WHAT THE TASK ASKS
Would you pull out every line of the material that contains the string "Rebuild"?

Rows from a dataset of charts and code
════════════════════

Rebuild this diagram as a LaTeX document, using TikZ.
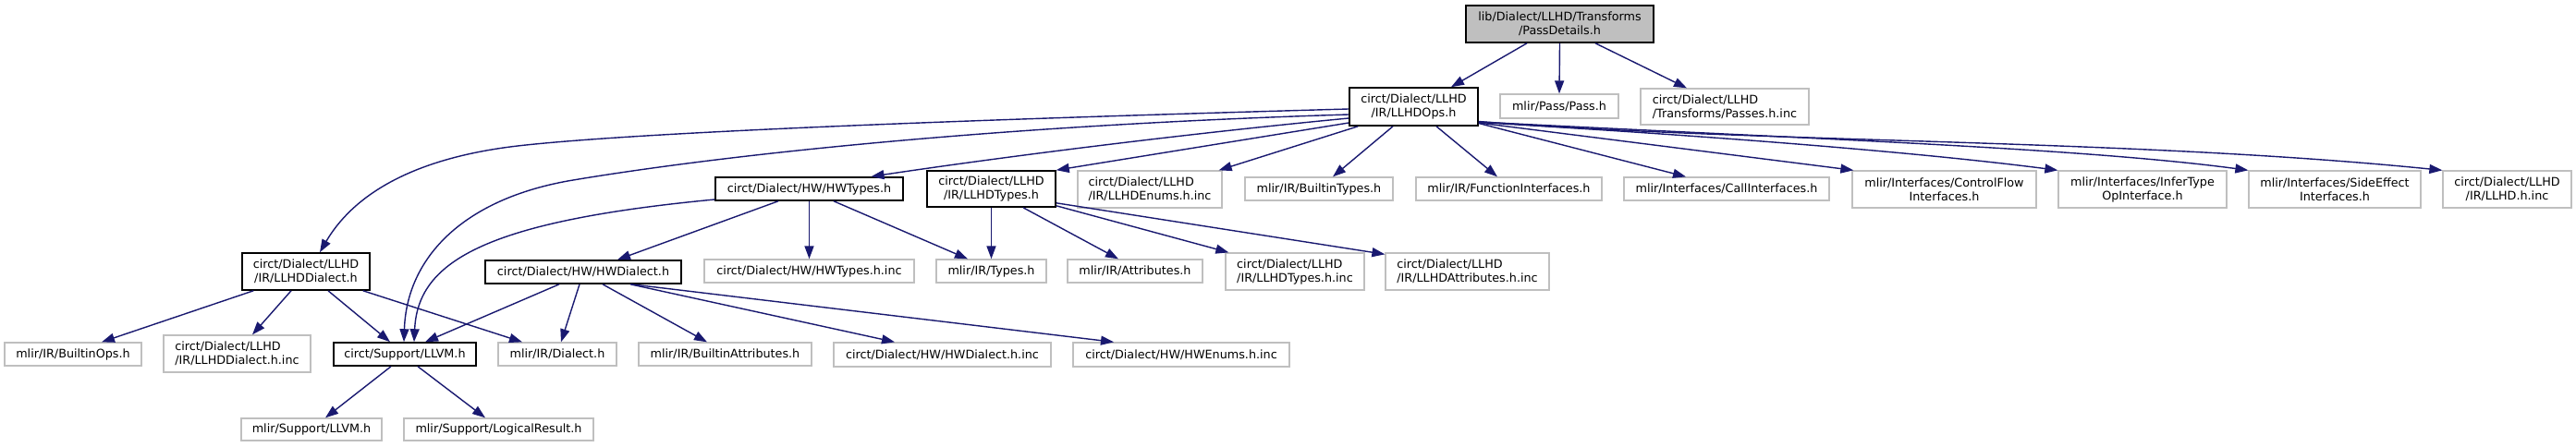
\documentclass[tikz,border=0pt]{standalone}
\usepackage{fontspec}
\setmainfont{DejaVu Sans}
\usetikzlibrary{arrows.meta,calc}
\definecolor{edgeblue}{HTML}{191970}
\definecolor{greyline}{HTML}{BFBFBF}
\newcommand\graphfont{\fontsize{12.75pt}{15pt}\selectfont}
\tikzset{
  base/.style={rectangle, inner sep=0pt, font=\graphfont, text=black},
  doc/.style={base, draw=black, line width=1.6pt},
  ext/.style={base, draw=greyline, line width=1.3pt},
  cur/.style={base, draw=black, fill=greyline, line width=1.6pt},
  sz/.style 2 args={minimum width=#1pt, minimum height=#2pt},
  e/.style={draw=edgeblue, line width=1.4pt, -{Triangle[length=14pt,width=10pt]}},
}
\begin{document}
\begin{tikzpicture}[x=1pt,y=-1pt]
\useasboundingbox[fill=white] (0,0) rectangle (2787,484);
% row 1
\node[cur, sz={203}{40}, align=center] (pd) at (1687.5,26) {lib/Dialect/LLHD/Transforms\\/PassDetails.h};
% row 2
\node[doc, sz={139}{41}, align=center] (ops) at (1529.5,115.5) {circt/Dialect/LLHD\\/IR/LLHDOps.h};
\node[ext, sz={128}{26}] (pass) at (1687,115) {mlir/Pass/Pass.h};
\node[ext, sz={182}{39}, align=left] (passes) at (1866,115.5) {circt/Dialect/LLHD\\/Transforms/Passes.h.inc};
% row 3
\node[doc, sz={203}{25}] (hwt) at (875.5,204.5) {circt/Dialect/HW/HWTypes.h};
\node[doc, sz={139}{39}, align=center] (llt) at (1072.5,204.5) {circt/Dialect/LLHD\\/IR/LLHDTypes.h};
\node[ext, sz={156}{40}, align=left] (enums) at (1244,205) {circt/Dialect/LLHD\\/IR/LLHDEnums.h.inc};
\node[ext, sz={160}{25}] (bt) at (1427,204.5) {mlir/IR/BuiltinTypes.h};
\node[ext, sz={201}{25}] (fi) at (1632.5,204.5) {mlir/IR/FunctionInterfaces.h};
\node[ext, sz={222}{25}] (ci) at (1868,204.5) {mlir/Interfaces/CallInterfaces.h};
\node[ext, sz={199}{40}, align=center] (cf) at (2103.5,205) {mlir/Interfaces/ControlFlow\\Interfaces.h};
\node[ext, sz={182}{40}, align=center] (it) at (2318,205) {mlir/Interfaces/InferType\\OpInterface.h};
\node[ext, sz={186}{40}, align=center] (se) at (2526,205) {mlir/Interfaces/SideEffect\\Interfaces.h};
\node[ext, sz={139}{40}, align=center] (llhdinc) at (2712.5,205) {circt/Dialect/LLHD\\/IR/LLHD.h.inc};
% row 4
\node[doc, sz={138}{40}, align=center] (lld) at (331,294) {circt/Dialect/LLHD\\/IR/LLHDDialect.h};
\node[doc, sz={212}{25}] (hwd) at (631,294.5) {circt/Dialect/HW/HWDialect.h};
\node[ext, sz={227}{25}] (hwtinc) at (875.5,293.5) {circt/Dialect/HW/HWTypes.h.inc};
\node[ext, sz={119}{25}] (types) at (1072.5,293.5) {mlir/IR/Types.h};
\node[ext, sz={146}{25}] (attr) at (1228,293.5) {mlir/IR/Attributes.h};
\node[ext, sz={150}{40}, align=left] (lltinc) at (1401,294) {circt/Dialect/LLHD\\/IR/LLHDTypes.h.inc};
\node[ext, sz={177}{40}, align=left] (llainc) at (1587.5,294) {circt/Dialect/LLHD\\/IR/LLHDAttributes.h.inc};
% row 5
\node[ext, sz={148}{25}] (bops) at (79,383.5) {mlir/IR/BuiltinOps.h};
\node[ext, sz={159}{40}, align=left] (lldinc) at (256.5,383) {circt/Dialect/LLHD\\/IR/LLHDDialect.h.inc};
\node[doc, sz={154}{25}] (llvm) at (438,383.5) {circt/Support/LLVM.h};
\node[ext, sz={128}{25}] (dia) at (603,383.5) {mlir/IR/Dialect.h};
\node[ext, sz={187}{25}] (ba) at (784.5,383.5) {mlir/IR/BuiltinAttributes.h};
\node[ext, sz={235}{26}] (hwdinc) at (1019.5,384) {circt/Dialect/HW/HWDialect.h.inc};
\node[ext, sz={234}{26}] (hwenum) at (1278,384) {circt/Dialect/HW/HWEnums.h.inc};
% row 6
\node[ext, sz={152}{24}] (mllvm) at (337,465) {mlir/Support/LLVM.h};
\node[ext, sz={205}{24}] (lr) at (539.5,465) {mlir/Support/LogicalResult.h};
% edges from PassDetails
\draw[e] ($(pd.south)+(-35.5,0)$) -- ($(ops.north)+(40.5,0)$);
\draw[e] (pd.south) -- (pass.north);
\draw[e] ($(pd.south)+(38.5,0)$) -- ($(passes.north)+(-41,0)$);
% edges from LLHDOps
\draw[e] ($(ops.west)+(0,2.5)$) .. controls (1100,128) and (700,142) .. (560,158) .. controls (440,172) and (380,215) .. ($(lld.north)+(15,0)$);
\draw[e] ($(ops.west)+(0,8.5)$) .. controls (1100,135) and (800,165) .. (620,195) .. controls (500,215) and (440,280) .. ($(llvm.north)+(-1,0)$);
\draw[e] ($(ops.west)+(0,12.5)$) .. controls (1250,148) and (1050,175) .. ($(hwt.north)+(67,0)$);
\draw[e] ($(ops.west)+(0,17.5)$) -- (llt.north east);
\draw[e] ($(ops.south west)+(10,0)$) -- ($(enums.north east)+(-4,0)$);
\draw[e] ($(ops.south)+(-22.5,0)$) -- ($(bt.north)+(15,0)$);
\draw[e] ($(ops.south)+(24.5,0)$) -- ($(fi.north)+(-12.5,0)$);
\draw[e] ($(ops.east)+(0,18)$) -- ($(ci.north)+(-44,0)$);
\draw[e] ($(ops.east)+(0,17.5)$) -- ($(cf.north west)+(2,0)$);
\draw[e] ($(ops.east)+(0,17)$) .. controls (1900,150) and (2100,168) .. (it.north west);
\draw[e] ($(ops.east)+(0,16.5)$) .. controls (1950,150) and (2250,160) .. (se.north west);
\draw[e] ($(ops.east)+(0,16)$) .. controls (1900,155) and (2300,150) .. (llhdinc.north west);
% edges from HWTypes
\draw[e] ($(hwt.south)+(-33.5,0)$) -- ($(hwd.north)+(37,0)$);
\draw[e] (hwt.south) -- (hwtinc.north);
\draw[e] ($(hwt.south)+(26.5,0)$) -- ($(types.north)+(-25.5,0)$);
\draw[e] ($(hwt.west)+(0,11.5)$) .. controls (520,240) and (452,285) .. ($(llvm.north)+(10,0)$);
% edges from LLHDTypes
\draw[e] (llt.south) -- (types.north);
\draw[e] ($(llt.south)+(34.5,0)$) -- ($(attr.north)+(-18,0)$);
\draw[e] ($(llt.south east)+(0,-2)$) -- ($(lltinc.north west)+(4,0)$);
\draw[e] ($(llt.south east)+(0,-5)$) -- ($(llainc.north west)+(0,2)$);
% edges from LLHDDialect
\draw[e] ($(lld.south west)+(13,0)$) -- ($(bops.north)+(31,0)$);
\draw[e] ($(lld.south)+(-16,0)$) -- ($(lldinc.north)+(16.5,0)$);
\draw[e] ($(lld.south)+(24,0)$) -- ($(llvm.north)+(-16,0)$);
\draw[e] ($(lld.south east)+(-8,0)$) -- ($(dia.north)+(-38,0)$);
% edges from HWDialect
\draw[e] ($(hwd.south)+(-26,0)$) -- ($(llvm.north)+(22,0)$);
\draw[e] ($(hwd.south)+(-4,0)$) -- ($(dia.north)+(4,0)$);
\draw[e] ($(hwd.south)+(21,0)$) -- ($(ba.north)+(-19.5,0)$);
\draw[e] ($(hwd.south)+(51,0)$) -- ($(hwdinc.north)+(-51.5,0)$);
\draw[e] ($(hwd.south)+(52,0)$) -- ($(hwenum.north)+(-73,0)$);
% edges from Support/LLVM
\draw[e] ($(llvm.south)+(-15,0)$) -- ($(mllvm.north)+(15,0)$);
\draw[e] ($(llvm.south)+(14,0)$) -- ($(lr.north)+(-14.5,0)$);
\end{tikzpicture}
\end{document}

════════════════════

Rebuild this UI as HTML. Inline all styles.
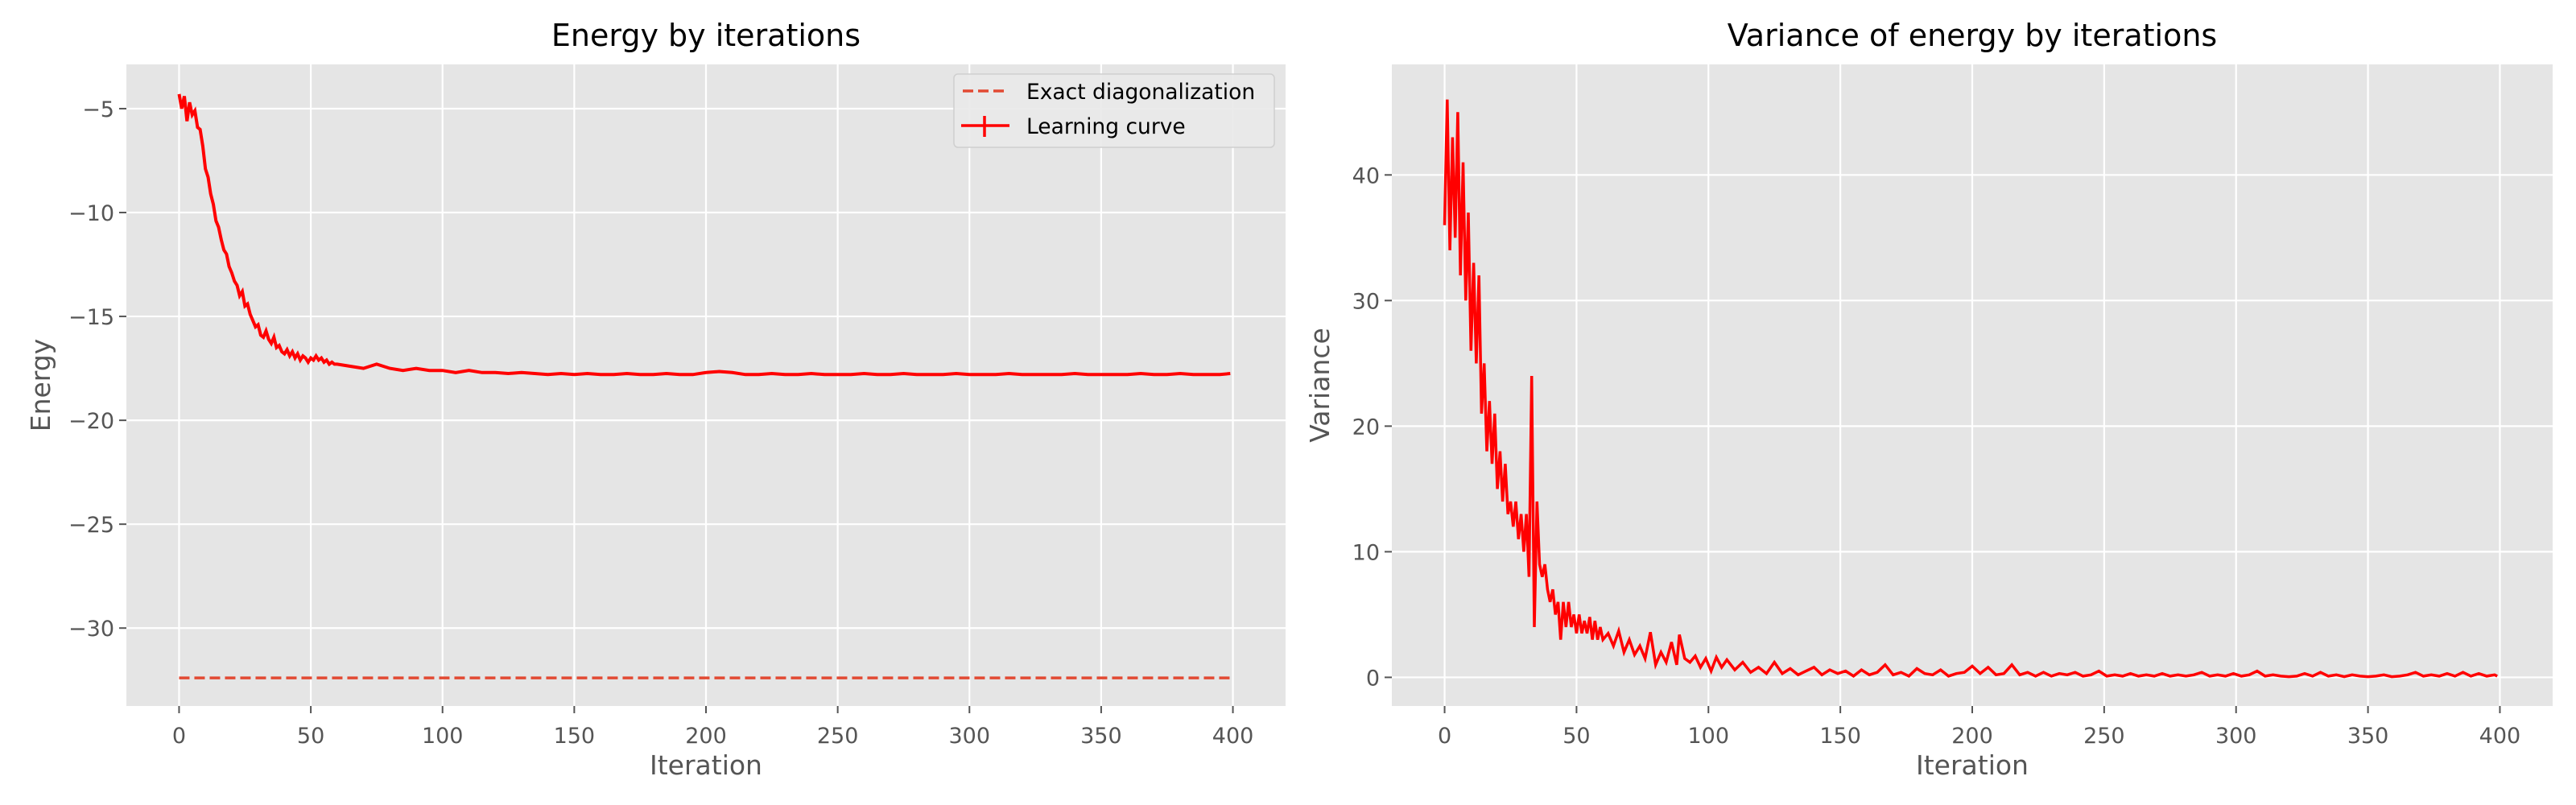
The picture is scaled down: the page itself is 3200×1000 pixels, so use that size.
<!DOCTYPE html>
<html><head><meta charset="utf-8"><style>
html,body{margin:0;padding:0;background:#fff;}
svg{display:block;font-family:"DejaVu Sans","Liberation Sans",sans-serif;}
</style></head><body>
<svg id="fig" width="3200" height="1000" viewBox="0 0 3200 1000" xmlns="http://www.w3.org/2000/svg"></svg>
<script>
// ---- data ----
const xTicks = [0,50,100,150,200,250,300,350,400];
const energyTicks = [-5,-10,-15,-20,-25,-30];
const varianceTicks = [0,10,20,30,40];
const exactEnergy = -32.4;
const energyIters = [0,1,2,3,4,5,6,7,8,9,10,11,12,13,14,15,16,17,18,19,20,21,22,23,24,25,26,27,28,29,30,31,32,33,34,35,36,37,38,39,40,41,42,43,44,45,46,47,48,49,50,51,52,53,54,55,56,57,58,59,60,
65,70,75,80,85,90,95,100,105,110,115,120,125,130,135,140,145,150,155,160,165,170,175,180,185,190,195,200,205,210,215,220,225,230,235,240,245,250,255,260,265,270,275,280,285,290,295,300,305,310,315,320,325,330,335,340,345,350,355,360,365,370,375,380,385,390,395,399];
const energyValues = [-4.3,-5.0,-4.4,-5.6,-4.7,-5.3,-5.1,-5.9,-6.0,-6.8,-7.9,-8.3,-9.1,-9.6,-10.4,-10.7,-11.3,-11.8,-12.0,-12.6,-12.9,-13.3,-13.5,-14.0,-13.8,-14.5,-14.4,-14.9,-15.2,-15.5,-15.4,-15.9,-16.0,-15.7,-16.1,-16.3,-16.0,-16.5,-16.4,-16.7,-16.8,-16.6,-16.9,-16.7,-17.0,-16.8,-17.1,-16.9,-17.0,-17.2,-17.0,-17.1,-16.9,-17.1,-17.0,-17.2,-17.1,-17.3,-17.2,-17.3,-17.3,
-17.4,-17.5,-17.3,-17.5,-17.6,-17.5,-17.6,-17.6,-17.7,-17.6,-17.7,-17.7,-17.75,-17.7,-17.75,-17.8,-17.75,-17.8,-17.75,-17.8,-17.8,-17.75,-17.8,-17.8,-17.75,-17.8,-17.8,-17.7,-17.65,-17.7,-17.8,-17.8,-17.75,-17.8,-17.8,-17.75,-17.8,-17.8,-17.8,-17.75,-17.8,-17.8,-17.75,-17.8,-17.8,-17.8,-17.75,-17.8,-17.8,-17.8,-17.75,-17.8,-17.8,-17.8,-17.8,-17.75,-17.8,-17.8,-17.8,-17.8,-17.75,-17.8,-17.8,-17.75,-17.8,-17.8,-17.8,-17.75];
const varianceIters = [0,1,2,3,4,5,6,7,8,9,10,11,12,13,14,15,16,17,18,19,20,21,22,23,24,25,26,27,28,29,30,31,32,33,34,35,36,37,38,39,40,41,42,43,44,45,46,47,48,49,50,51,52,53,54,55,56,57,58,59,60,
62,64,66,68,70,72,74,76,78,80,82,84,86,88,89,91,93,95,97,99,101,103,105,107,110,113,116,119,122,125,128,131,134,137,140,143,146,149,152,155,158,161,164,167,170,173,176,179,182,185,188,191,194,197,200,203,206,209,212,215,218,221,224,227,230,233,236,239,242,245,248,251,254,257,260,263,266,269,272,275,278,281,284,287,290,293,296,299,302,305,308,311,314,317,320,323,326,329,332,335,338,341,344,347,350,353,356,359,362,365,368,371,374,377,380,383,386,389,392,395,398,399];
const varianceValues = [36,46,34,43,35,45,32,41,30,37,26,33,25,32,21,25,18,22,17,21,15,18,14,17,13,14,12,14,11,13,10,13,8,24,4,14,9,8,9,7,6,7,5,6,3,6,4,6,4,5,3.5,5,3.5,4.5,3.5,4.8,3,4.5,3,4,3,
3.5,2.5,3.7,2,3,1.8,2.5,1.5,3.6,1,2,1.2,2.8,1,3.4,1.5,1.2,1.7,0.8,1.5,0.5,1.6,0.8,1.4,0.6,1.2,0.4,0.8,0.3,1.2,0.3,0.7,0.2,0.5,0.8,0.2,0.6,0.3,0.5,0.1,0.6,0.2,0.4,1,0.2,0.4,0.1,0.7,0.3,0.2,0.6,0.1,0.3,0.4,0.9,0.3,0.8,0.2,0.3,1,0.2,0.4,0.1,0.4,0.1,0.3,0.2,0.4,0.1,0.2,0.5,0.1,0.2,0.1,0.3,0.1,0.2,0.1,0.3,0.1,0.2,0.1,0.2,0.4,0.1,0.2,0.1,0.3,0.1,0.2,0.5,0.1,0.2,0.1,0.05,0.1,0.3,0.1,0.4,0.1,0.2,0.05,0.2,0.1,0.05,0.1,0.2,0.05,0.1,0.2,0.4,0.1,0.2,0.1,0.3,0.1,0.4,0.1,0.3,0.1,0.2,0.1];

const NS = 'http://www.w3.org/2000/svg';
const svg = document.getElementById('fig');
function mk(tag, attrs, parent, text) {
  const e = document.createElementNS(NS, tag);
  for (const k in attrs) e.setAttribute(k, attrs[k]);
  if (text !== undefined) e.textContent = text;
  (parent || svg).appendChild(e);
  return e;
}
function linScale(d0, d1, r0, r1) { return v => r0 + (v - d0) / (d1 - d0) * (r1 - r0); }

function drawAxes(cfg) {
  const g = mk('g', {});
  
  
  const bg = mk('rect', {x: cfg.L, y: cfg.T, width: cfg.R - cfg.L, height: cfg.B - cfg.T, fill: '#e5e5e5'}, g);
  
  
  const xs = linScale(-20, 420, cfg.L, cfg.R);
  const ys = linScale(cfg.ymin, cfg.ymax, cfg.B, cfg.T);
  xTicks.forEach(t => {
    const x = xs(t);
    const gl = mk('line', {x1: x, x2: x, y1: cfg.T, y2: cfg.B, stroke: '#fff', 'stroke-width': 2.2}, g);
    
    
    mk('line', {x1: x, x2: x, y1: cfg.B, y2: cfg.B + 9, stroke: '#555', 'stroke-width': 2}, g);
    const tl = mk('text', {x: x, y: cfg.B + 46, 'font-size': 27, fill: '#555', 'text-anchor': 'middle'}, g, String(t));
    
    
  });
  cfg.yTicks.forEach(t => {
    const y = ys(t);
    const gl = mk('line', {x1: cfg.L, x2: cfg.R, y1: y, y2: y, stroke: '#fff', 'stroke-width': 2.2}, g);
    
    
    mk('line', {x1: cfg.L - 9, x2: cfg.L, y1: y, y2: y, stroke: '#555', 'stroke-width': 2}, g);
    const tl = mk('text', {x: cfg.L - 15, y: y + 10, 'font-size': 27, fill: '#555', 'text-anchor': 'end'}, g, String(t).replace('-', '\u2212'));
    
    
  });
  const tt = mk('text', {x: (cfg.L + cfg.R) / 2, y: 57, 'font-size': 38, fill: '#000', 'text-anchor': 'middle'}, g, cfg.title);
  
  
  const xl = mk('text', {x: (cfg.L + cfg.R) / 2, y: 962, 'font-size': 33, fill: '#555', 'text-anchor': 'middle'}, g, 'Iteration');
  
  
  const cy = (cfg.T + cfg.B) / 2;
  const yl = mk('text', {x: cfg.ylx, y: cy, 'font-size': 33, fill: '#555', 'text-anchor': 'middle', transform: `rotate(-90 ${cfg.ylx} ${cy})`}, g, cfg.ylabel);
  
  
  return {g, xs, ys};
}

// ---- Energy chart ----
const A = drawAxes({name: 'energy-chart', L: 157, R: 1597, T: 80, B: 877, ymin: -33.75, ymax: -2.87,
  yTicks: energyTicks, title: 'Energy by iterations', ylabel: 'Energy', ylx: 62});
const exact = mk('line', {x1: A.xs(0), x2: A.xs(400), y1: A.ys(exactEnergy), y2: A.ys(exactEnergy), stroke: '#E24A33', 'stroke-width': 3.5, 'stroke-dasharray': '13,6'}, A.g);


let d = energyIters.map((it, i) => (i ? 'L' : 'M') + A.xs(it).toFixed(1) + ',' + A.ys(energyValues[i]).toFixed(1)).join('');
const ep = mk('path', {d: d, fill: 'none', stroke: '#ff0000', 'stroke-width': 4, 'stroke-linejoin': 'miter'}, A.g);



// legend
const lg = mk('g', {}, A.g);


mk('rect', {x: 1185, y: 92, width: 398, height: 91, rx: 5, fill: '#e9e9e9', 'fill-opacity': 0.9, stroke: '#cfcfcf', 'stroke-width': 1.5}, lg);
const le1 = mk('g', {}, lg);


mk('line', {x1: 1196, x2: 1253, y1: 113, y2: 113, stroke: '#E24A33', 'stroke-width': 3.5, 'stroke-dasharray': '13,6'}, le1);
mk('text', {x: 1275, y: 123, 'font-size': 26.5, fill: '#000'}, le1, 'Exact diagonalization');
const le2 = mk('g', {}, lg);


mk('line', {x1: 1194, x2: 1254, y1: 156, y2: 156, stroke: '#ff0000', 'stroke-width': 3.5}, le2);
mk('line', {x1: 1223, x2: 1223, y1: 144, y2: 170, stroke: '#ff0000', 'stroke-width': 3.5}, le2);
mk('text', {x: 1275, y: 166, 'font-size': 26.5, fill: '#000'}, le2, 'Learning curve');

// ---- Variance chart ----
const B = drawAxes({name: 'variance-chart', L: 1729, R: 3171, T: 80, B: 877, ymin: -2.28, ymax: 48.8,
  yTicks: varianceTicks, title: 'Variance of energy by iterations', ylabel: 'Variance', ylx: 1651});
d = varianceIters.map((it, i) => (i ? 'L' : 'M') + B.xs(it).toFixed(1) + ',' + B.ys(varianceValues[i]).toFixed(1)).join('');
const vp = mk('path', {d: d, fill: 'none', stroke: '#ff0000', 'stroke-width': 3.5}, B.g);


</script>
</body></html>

════════════════════

WRITTEN RESPONSE
Rebuild this diagram as a LaTeX document, using TikZ.
Rebuild this UI as HTML. Inline all styles.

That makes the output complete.